╭──

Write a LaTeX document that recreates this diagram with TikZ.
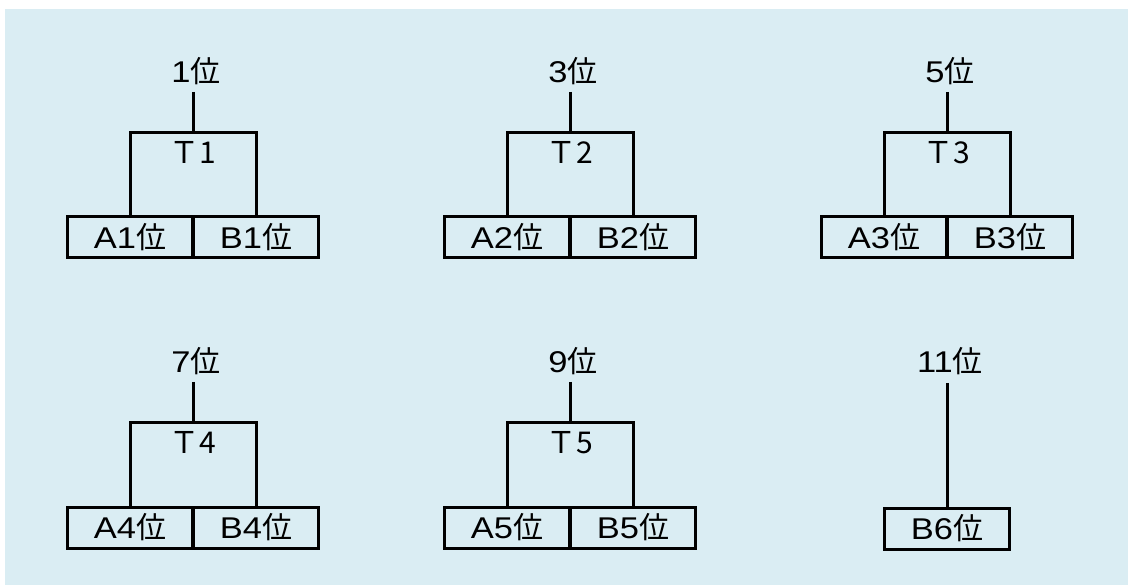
\documentclass[tikz,border=0pt]{standalone}
\usepackage{fontspec}
\setmainfont{Liberation Sans}[FakeStretch=1.15]
\newfontfamily\jp{Noto Sans CJK JP}
\definecolor{bgblue}{RGB}{218,237,243}
\tikzset{
  lbl/.style={inner sep=0pt, text height=21.5pt, text depth=0pt, font=\fontsize{30}{33}\selectfont},
  cell/.style={draw, line width=3pt, minimum width=125.5pt, minimum height=41pt, inner sep=0pt,
    text height=21.5pt, text depth=0pt, font=\fontsize{30}{33}\selectfont},
  wire/.style={line width=3pt},
}
\begin{document}
\begin{tikzpicture}[x=1pt,y=-1pt]
\useasboundingbox (0,0) rectangle (1128,585);
\fill[bgblue] (5,9) rectangle (1128,585);
\foreach \n/\cx/\oy/\rk in {1/193/0/1, 2/570/0/3, 3/947/0/5, 4/193/290/7, 5/570/290/9}{
  \node[lbl] (r\n) at (\cx+3,71.5+\oy) {\rk{\jp 位}};
  \coordinate (rt\n) at (\cx,92+\oy);
  \coordinate (t\n) at (\cx,133+\oy);
  \node[lbl] (tt\n) at (\cx,152.5+\oy) {\jp Ｔ\n};
  \node[cell] (a\n) at (\cx-63,237.5+\oy) {A\n{\jp 位}};
  \node[cell] (b\n) at (\cx+63,237.5+\oy) {B\n{\jp 位}};
  \draw[wire] (rt\n) -- (t\n);
  \draw[wire] (a\n.north) |- (t\n) -| (b\n.north);
}
\node[lbl] (r6) at (950,361.5) {11{\jp 位}};
\coordinate (rt6) at (947,383);
\node[cell] (b6) at (947,528.5) {B6{\jp 位}};
\draw[wire] (rt6) -- (b6.north);
\end{tikzpicture}
\end{document}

╰──

** Work instructions **
The data above should be repeated exactly, minus any pictures.

** Answer in full **
Write a LaTeX document that recreates this diagram with TikZ.
\documentclass[tikz,border=0pt]{standalone}
\usepackage{fontspec}
\setmainfont{Liberation Sans}[FakeStretch=1.15]
\newfontfamily\jp{Noto Sans CJK JP}
\definecolor{bgblue}{RGB}{218,237,243}
\tikzset{
  lbl/.style={inner sep=0pt, text height=21.5pt, text depth=0pt, font=\fontsize{30}{33}\selectfont},
  cell/.style={draw, line width=3pt, minimum width=125.5pt, minimum height=41pt, inner sep=0pt,
    text height=21.5pt, text depth=0pt, font=\fontsize{30}{33}\selectfont},
  wire/.style={line width=3pt},
}
\begin{document}
\begin{tikzpicture}[x=1pt,y=-1pt]
\useasboundingbox (0,0) rectangle (1128,585);
\fill[bgblue] (5,9) rectangle (1128,585);
\foreach \n/\cx/\oy/\rk in {1/193/0/1, 2/570/0/3, 3/947/0/5, 4/193/290/7, 5/570/290/9}{
  \node[lbl] (r\n) at (\cx+3,71.5+\oy) {\rk{\jp 位}};
  \coordinate (rt\n) at (\cx,92+\oy);
  \coordinate (t\n) at (\cx,133+\oy);
  \node[lbl] (tt\n) at (\cx,152.5+\oy) {\jp Ｔ\n};
  \node[cell] (a\n) at (\cx-63,237.5+\oy) {A\n{\jp 位}};
  \node[cell] (b\n) at (\cx+63,237.5+\oy) {B\n{\jp 位}};
  \draw[wire] (rt\n) -- (t\n);
  \draw[wire] (a\n.north) |- (t\n) -| (b\n.north);
}
\node[lbl] (r6) at (950,361.5) {11{\jp 位}};
\coordinate (rt6) at (947,383);
\node[cell] (b6) at (947,528.5) {B6{\jp 位}};
\draw[wire] (rt6) -- (b6.north);
\end{tikzpicture}
\end{document}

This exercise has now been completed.